• [PROBLEM TO WORK ON]
Below is a listing to transcribe in full and exactly; keep the pictures out.
* START *
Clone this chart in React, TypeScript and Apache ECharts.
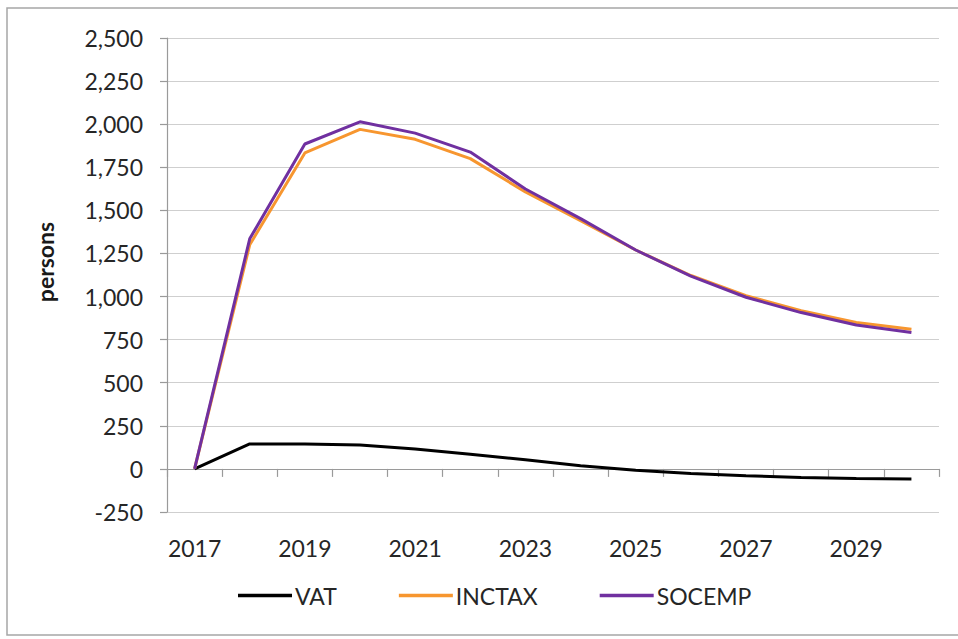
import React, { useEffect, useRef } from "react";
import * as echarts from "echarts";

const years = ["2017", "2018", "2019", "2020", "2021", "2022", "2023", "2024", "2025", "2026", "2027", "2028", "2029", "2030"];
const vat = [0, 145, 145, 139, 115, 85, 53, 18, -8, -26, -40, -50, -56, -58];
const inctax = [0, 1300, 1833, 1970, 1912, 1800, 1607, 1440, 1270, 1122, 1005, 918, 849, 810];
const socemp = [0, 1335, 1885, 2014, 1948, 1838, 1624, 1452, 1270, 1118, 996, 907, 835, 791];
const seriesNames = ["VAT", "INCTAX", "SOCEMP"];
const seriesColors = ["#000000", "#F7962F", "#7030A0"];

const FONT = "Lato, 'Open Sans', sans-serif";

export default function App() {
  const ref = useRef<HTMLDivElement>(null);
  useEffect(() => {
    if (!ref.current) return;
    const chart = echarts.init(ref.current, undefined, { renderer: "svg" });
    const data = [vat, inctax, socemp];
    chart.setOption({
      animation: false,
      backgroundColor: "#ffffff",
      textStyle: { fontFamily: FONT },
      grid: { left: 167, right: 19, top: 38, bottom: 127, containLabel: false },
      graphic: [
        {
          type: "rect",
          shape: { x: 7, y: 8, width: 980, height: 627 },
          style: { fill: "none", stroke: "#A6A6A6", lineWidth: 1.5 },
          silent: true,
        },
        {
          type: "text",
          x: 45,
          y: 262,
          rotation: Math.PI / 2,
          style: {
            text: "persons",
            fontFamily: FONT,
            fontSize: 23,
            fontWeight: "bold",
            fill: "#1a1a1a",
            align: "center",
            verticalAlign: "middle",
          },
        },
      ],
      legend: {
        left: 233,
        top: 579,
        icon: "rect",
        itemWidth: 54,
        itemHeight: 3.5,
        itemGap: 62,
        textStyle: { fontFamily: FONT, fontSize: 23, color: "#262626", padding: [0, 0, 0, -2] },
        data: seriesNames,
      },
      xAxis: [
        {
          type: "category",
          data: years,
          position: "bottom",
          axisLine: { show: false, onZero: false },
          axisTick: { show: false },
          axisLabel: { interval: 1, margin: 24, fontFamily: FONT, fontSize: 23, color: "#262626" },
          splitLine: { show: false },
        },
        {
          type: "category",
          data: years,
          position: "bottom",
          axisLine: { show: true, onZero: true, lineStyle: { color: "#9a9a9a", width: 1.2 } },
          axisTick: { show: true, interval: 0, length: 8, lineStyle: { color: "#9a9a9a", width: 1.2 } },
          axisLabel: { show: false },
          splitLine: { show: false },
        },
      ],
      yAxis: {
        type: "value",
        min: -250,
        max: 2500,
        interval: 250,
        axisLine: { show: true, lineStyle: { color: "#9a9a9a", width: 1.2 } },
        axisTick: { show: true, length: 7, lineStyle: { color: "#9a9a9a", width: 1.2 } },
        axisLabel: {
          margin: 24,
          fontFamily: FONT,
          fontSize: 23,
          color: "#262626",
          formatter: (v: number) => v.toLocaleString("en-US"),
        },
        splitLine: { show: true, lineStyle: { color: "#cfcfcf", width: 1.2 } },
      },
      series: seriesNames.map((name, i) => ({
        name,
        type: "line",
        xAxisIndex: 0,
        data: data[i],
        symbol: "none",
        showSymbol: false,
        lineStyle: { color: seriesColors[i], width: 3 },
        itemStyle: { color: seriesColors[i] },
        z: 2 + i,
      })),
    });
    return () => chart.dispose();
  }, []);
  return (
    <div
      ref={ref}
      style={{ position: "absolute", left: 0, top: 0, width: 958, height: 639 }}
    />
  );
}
* END *
• [ANSWER TO THIS PROBLEM]
Clone this chart in React, TypeScript and Apache ECharts.
import React, { useEffect, useRef } from "react";
import * as echarts from "echarts";

const years = ["2017", "2018", "2019", "2020", "2021", "2022", "2023", "2024", "2025", "2026", "2027", "2028", "2029", "2030"];
const vat = [0, 145, 145, 139, 115, 85, 53, 18, -8, -26, -40, -50, -56, -58];
const inctax = [0, 1300, 1833, 1970, 1912, 1800, 1607, 1440, 1270, 1122, 1005, 918, 849, 810];
const socemp = [0, 1335, 1885, 2014, 1948, 1838, 1624, 1452, 1270, 1118, 996, 907, 835, 791];
const seriesNames = ["VAT", "INCTAX", "SOCEMP"];
const seriesColors = ["#000000", "#F7962F", "#7030A0"];

const FONT = "Lato, 'Open Sans', sans-serif";

export default function App() {
  const ref = useRef<HTMLDivElement>(null);
  useEffect(() => {
    if (!ref.current) return;
    const chart = echarts.init(ref.current, undefined, { renderer: "svg" });
    const data = [vat, inctax, socemp];
    chart.setOption({
      animation: false,
      backgroundColor: "#ffffff",
      textStyle: { fontFamily: FONT },
      grid: { left: 167, right: 19, top: 38, bottom: 127, containLabel: false },
      graphic: [
        {
          type: "rect",
          shape: { x: 7, y: 8, width: 980, height: 627 },
          style: { fill: "none", stroke: "#A6A6A6", lineWidth: 1.5 },
          silent: true,
        },
        {
          type: "text",
          x: 45,
          y: 262,
          rotation: Math.PI / 2,
          style: {
            text: "persons",
            fontFamily: FONT,
            fontSize: 23,
            fontWeight: "bold",
            fill: "#1a1a1a",
            align: "center",
            verticalAlign: "middle",
          },
        },
      ],
      legend: {
        left: 233,
        top: 579,
        icon: "rect",
        itemWidth: 54,
        itemHeight: 3.5,
        itemGap: 62,
        textStyle: { fontFamily: FONT, fontSize: 23, color: "#262626", padding: [0, 0, 0, -2] },
        data: seriesNames,
      },
      xAxis: [
        {
          type: "category",
          data: years,
          position: "bottom",
          axisLine: { show: false, onZero: false },
          axisTick: { show: false },
          axisLabel: { interval: 1, margin: 24, fontFamily: FONT, fontSize: 23, color: "#262626" },
          splitLine: { show: false },
        },
        {
          type: "category",
          data: years,
          position: "bottom",
          axisLine: { show: true, onZero: true, lineStyle: { color: "#9a9a9a", width: 1.2 } },
          axisTick: { show: true, interval: 0, length: 8, lineStyle: { color: "#9a9a9a", width: 1.2 } },
          axisLabel: { show: false },
          splitLine: { show: false },
        },
      ],
      yAxis: {
        type: "value",
        min: -250,
        max: 2500,
        interval: 250,
        axisLine: { show: true, lineStyle: { color: "#9a9a9a", width: 1.2 } },
        axisTick: { show: true, length: 7, lineStyle: { color: "#9a9a9a", width: 1.2 } },
        axisLabel: {
          margin: 24,
          fontFamily: FONT,
          fontSize: 23,
          color: "#262626",
          formatter: (v: number) => v.toLocaleString("en-US"),
        },
        splitLine: { show: true, lineStyle: { color: "#cfcfcf", width: 1.2 } },
      },
      series: seriesNames.map((name, i) => ({
        name,
        type: "line",
        xAxisIndex: 0,
        data: data[i],
        symbol: "none",
        showSymbol: false,
        lineStyle: { color: seriesColors[i], width: 3 },
        itemStyle: { color: seriesColors[i] },
        z: 2 + i,
      })),
    });
    return () => chart.dispose();
  }, []);
  return (
    <div
      ref={ref}
      style={{ position: "absolute", left: 0, top: 0, width: 958, height: 639 }}
    />
  );
}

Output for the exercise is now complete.